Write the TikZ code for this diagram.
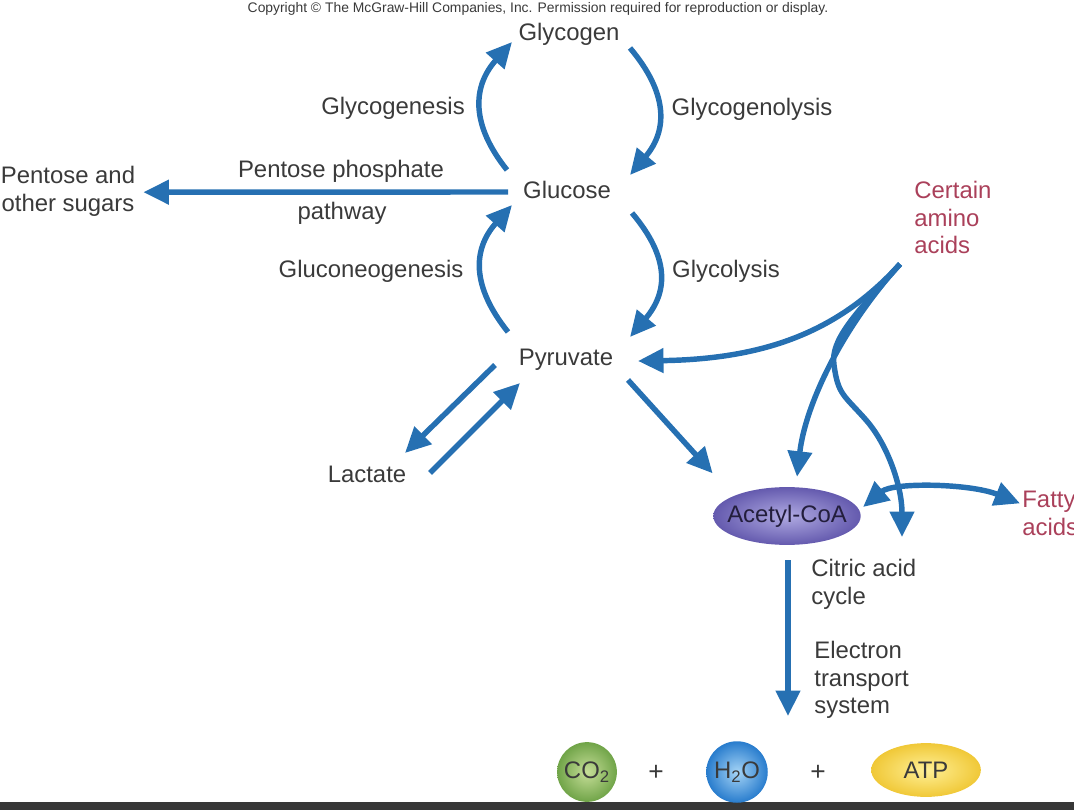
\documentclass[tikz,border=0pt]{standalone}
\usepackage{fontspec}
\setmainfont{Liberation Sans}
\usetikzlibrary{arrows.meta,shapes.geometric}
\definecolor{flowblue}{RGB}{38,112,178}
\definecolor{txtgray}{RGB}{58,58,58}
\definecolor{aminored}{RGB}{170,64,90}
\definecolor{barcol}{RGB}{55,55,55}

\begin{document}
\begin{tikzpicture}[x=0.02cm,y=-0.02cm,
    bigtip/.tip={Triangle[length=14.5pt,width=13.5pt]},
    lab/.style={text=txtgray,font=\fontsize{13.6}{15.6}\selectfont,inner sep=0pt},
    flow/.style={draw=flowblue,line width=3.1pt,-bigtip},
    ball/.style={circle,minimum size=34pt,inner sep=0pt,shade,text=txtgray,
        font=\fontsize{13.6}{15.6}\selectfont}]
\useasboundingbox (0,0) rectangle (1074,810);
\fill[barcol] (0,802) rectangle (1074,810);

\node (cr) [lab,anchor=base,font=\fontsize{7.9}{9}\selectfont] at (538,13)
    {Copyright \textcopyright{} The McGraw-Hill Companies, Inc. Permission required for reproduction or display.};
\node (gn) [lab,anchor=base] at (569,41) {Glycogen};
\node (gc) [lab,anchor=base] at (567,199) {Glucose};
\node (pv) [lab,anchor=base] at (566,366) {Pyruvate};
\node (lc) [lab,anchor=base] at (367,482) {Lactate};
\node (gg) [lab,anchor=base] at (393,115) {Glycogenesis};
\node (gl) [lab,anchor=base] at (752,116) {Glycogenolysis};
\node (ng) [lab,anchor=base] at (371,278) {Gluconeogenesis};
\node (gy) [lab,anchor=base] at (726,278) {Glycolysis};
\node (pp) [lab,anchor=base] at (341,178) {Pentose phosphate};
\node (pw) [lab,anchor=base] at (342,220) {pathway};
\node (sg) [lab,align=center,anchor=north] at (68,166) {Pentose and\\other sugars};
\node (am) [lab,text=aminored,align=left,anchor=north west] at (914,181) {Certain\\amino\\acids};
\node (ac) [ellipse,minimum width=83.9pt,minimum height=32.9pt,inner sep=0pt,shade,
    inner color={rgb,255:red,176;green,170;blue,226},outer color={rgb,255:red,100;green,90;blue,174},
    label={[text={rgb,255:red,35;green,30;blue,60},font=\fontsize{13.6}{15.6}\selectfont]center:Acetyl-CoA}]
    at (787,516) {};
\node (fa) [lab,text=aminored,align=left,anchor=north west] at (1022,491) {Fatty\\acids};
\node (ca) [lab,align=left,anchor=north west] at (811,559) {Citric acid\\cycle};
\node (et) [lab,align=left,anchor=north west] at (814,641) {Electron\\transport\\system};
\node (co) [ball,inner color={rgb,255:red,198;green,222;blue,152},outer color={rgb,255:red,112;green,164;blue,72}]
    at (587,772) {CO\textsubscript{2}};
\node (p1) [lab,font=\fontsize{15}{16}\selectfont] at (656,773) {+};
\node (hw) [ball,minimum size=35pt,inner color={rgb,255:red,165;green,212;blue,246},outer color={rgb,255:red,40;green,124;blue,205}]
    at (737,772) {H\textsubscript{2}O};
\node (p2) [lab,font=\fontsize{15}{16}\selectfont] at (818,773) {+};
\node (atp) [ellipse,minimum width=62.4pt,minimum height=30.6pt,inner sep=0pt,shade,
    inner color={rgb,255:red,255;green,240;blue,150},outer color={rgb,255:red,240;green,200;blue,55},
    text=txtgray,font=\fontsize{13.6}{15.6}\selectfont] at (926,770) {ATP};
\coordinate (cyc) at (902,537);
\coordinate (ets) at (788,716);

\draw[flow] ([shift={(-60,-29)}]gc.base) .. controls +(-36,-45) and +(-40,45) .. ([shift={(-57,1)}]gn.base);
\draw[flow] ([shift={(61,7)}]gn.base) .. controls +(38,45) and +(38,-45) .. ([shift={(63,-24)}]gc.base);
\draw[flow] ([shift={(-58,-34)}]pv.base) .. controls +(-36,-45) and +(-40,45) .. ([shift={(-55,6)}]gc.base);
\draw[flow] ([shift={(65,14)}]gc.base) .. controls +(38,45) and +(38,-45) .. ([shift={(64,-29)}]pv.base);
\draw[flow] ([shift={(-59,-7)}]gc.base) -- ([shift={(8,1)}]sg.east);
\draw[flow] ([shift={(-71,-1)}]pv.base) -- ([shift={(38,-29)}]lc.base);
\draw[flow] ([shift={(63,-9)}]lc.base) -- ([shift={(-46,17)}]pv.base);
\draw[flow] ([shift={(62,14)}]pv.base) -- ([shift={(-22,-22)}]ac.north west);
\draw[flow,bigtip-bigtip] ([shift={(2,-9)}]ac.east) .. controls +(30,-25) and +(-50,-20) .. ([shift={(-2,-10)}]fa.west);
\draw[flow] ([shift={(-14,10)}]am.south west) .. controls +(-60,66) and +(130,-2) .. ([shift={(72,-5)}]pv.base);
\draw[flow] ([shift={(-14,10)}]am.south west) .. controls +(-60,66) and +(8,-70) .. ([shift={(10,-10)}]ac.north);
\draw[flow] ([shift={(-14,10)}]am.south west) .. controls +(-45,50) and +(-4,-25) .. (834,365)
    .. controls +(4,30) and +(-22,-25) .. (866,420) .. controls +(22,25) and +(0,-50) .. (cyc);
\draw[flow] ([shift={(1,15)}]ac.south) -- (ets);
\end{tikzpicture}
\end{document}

• EXERCISE DIRECTIONS: Leave the pictures out, and print every line of the listing exactly as written.

• ANSWER FOR THIS EXERCISE:
Write the TikZ code for this diagram.
\documentclass[tikz,border=0pt]{standalone}
\usepackage{fontspec}
\setmainfont{Liberation Sans}
\usetikzlibrary{arrows.meta,shapes.geometric}
\definecolor{flowblue}{RGB}{38,112,178}
\definecolor{txtgray}{RGB}{58,58,58}
\definecolor{aminored}{RGB}{170,64,90}
\definecolor{barcol}{RGB}{55,55,55}

\begin{document}
\begin{tikzpicture}[x=0.02cm,y=-0.02cm,
    bigtip/.tip={Triangle[length=14.5pt,width=13.5pt]},
    lab/.style={text=txtgray,font=\fontsize{13.6}{15.6}\selectfont,inner sep=0pt},
    flow/.style={draw=flowblue,line width=3.1pt,-bigtip},
    ball/.style={circle,minimum size=34pt,inner sep=0pt,shade,text=txtgray,
        font=\fontsize{13.6}{15.6}\selectfont}]
\useasboundingbox (0,0) rectangle (1074,810);
\fill[barcol] (0,802) rectangle (1074,810);

\node (cr) [lab,anchor=base,font=\fontsize{7.9}{9}\selectfont] at (538,13)
    {Copyright \textcopyright{} The McGraw-Hill Companies, Inc. Permission required for reproduction or display.};
\node (gn) [lab,anchor=base] at (569,41) {Glycogen};
\node (gc) [lab,anchor=base] at (567,199) {Glucose};
\node (pv) [lab,anchor=base] at (566,366) {Pyruvate};
\node (lc) [lab,anchor=base] at (367,482) {Lactate};
\node (gg) [lab,anchor=base] at (393,115) {Glycogenesis};
\node (gl) [lab,anchor=base] at (752,116) {Glycogenolysis};
\node (ng) [lab,anchor=base] at (371,278) {Gluconeogenesis};
\node (gy) [lab,anchor=base] at (726,278) {Glycolysis};
\node (pp) [lab,anchor=base] at (341,178) {Pentose phosphate};
\node (pw) [lab,anchor=base] at (342,220) {pathway};
\node (sg) [lab,align=center,anchor=north] at (68,166) {Pentose and\\other sugars};
\node (am) [lab,text=aminored,align=left,anchor=north west] at (914,181) {Certain\\amino\\acids};
\node (ac) [ellipse,minimum width=83.9pt,minimum height=32.9pt,inner sep=0pt,shade,
    inner color={rgb,255:red,176;green,170;blue,226},outer color={rgb,255:red,100;green,90;blue,174},
    label={[text={rgb,255:red,35;green,30;blue,60},font=\fontsize{13.6}{15.6}\selectfont]center:Acetyl-CoA}]
    at (787,516) {};
\node (fa) [lab,text=aminored,align=left,anchor=north west] at (1022,491) {Fatty\\acids};
\node (ca) [lab,align=left,anchor=north west] at (811,559) {Citric acid\\cycle};
\node (et) [lab,align=left,anchor=north west] at (814,641) {Electron\\transport\\system};
\node (co) [ball,inner color={rgb,255:red,198;green,222;blue,152},outer color={rgb,255:red,112;green,164;blue,72}]
    at (587,772) {CO\textsubscript{2}};
\node (p1) [lab,font=\fontsize{15}{16}\selectfont] at (656,773) {+};
\node (hw) [ball,minimum size=35pt,inner color={rgb,255:red,165;green,212;blue,246},outer color={rgb,255:red,40;green,124;blue,205}]
    at (737,772) {H\textsubscript{2}O};
\node (p2) [lab,font=\fontsize{15}{16}\selectfont] at (818,773) {+};
\node (atp) [ellipse,minimum width=62.4pt,minimum height=30.6pt,inner sep=0pt,shade,
    inner color={rgb,255:red,255;green,240;blue,150},outer color={rgb,255:red,240;green,200;blue,55},
    text=txtgray,font=\fontsize{13.6}{15.6}\selectfont] at (926,770) {ATP};
\coordinate (cyc) at (902,537);
\coordinate (ets) at (788,716);

\draw[flow] ([shift={(-60,-29)}]gc.base) .. controls +(-36,-45) and +(-40,45) .. ([shift={(-57,1)}]gn.base);
\draw[flow] ([shift={(61,7)}]gn.base) .. controls +(38,45) and +(38,-45) .. ([shift={(63,-24)}]gc.base);
\draw[flow] ([shift={(-58,-34)}]pv.base) .. controls +(-36,-45) and +(-40,45) .. ([shift={(-55,6)}]gc.base);
\draw[flow] ([shift={(65,14)}]gc.base) .. controls +(38,45) and +(38,-45) .. ([shift={(64,-29)}]pv.base);
\draw[flow] ([shift={(-59,-7)}]gc.base) -- ([shift={(8,1)}]sg.east);
\draw[flow] ([shift={(-71,-1)}]pv.base) -- ([shift={(38,-29)}]lc.base);
\draw[flow] ([shift={(63,-9)}]lc.base) -- ([shift={(-46,17)}]pv.base);
\draw[flow] ([shift={(62,14)}]pv.base) -- ([shift={(-22,-22)}]ac.north west);
\draw[flow,bigtip-bigtip] ([shift={(2,-9)}]ac.east) .. controls +(30,-25) and +(-50,-20) .. ([shift={(-2,-10)}]fa.west);
\draw[flow] ([shift={(-14,10)}]am.south west) .. controls +(-60,66) and +(130,-2) .. ([shift={(72,-5)}]pv.base);
\draw[flow] ([shift={(-14,10)}]am.south west) .. controls +(-60,66) and +(8,-70) .. ([shift={(10,-10)}]ac.north);
\draw[flow] ([shift={(-14,10)}]am.south west) .. controls +(-45,50) and +(-4,-25) .. (834,365)
    .. controls +(4,30) and +(-22,-25) .. (866,420) .. controls +(22,25) and +(0,-50) .. (cyc);
\draw[flow] ([shift={(1,15)}]ac.south) -- (ets);
\end{tikzpicture}
\end{document}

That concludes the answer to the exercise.